Every once in a while comes along a Bollywood movie which entails the story of bravery and shows to the disbelieving audience the amount of courage it takes to stand headstrong in the face of an adversity. Secret superstar is a striking representation of not succumbing to circumstances but challenging them, fighting the odds with all you’ve got, and eventually escaping the clutches of conformity.
The protagonist of the story is a 15-year-old Insu, played by actress Zaira Wasim, who you might remember from the movie Dangal where she played a young Geeta Phogat. In Insu, you would see a clichéd teenage girl, whose actions are governed by a life of unfulfilled fantasies and far-fetched ambitions. With a slightly skewed sense of judgment and the occasional case of emotional instability, Insu would take a leap into what she thinks suits everyone best, without taking into consideration the aspects of a pragmatic life.

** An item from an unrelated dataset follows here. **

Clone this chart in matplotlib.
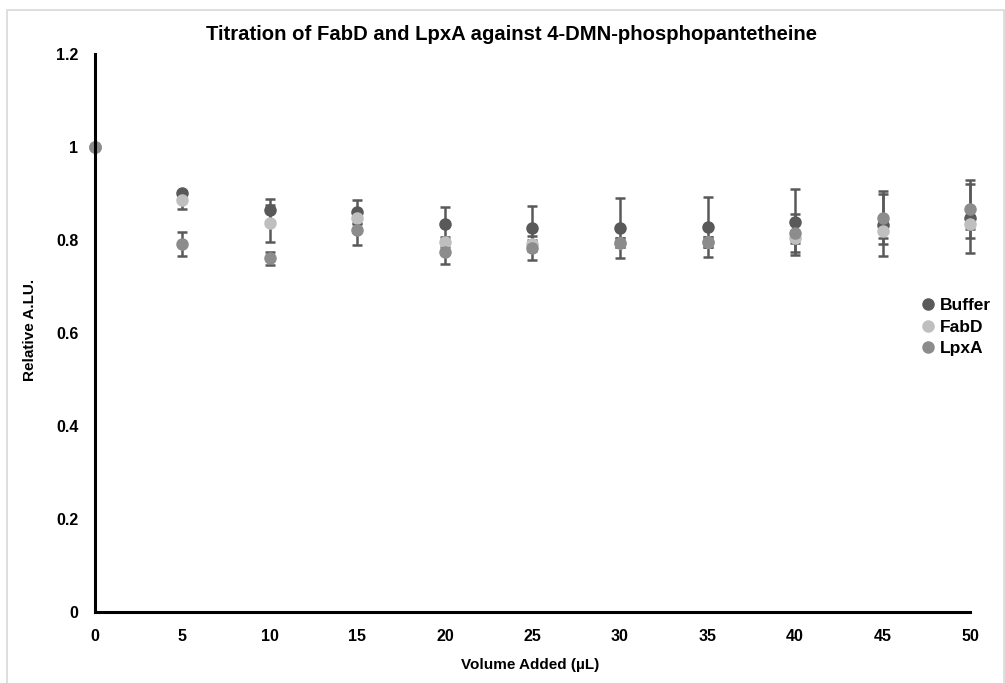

Yet, it is hard not to love the childlike innocence with which she does everything in good faith.
The role of Aamir Khan, who plays Shakti Kumar, a washed-up music producer whose flamboyant and obnoxious demeanor makes him a rather tacky and unpleasant character to watch at first, is a crucial one for the success of the film. Khan’s comical character brings back his carefree yet well-meaning personas from Tare Zameen Par and 3 Idiots. However, as the story unfolds, one experiences a shift in judgment as his benevolent intentions become clearer to the audience.
The underlying concept of the movie was a rather refreshing one, as it explores the themes of domestic violence, the insurmountable weight of destructive relationships and while the angles and several sequences of the film were slightly exaggerated and the dominant characters of Wasim and Khan, however, overshadow other roles such as that of Chintan, who plays Insu’s romantic interest, which could’ve shown potential had they been more developed and been given the chance to display their traits. Yet it is easy to overlook those imperfections as the movie itself engages the audience merely by its simplicity, and just the idea of how only the fortunate ones have the liberty to dream high is appealing to the average Indian. Although the ending is far from a fairy tale one as it urges the viewer to question the fate of Insu, her mother, and her brother, it stays on the surface with its realistic touch.
Lastly, on the whole, Secret Superstar is a binding Bollywood movie for mothers and daughters with just a dash of the drama element combined with the overwhelming evolution of several prominent characters.